JEFFERSON CITY, Mo. (Dec. 16, 2015) – A bill prefiled in the Missouri legislature would set the stage to nullify presidential executive orders.

Rep. Tim Remole (R-06) prefiled House Bill 1791 (HB1791) on Dec. 11. The bill would require the state general assembly to “adopt and enact any and all measures as may be necessary to prevent the enforcement of regulations, rules, and memorandums issued by a presidential executive order.”

HB1791 calls executive orders not justified by federal law or the limited constitutional authority of the president of the United States “repugnant to the Constitution of the United States and the Constitution of Missouri.” Language in the bill goes on to declare such executive orders “null void and of no effect” in Missouri.

HB1791 creates a mechanism for state noncooperation with enforcement of such orders, declaring “no agency or political subdivision of this state shall take any action or utilize any resources to give effect to such rules, regulations, or memorandums.” While declaring executive order null and void does nothing to actually stop their enforcement, action taken by the general assembly under the proposed law to bar cooperation with enforcement of such orders would nullify them in effect.

HB1791 follows the blueprint “Father of the Constitution,” created for resisting federal power. In Federalist 46 James Madison outlined several steps that states can take to effectively stop “an unwarrantable measure,” or “even a warrantable measure” of the federal government. Madison called for “refusal to cooperate with officers of the Union” as a way to successfully thwart federal acts.
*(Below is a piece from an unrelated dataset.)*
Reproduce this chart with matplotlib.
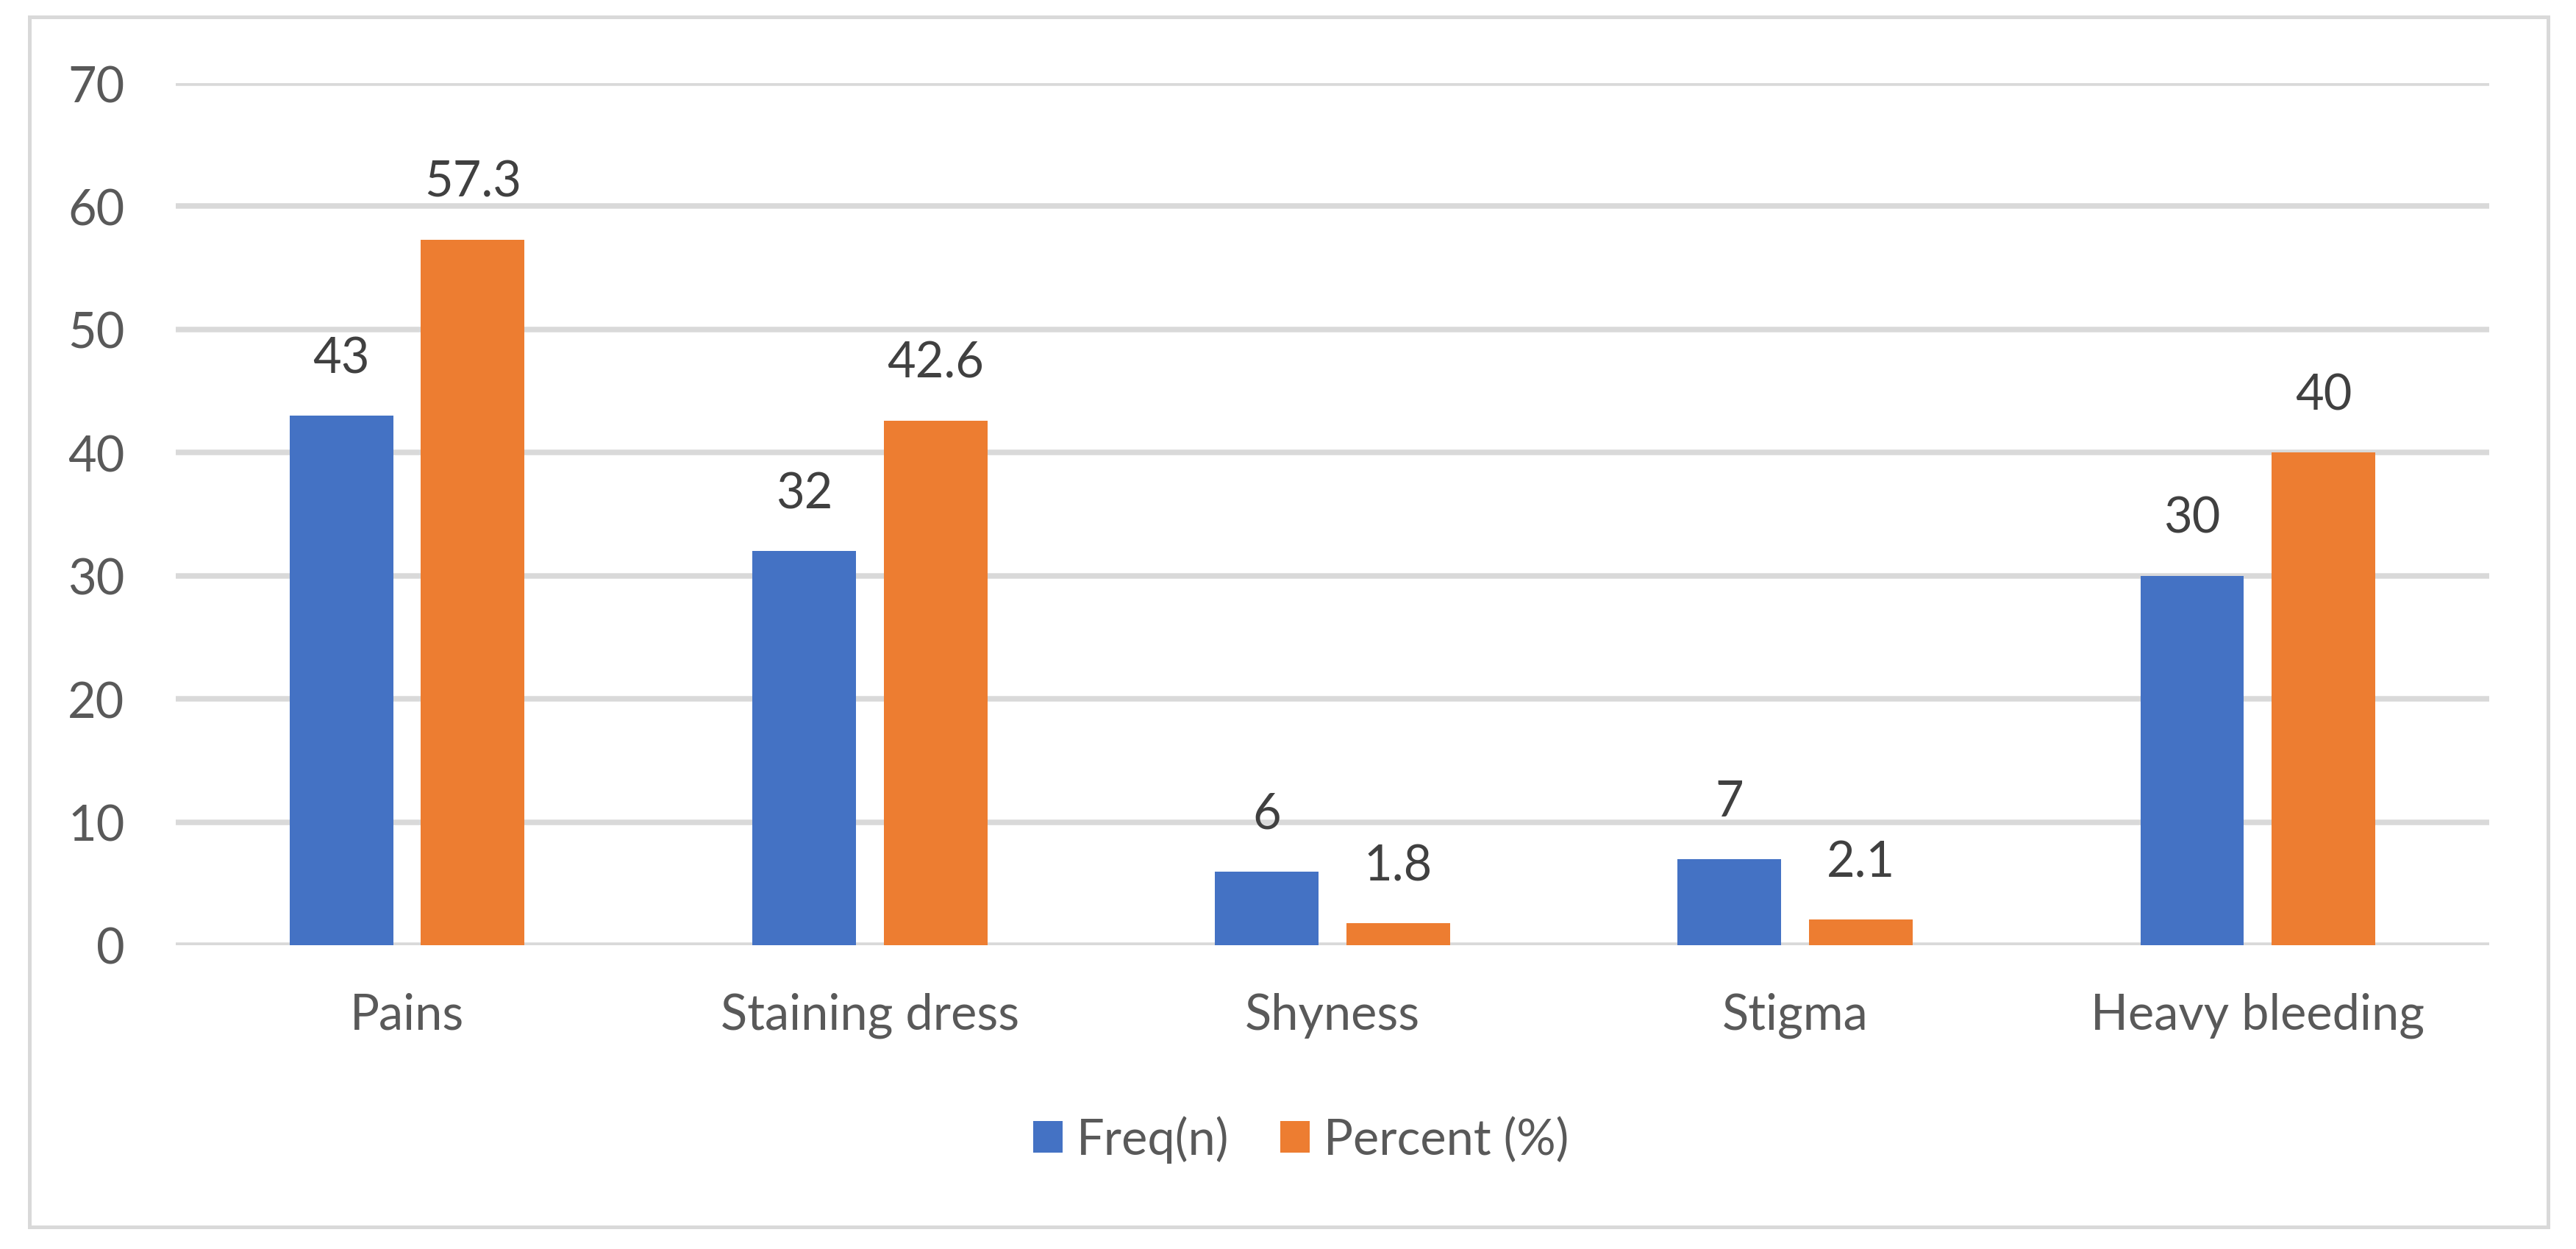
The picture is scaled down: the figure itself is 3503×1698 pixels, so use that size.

Because the federal government depends on state assistance for enforcement of all of its laws, barring state cooperation with implementation and enforcement of executive orders would likely make them nearly impossible to enact in Missouri from a practical standpoint.


HB1791 rests on a well-established legal principle known as the anti-commandeering doctrine. Simply put, the federal government cannot force states to help implement or enforce any federal act or program The anti-commandeering doctrine rests primarily on four Supreme Court cases cases dating back to 1842. Printz v. US serves as the cornerstone.

“We held in New York that Congress cannot compel the States to enact or enforce a federal regulatory program. Today we hold that Congress cannot circumvent that prohibition by conscripting the States’ officers directly. The Federal Government may neither issue directives requiring the States to address particular problems, nor command the States’ officers, or those of their political subdivisions, to administer or enforce a federal regulatory program. It matters not whether policy making is involved, and no case by case weighing of the burdens or benefits is necessary; such commands are fundamentally incompatible with our constitutional system of dual sovereignty.”


HB1791 will be referred to a committee once the regular session begins in January. It will need to pass out of that committee by a majority vote before moving on for consideration in the full House.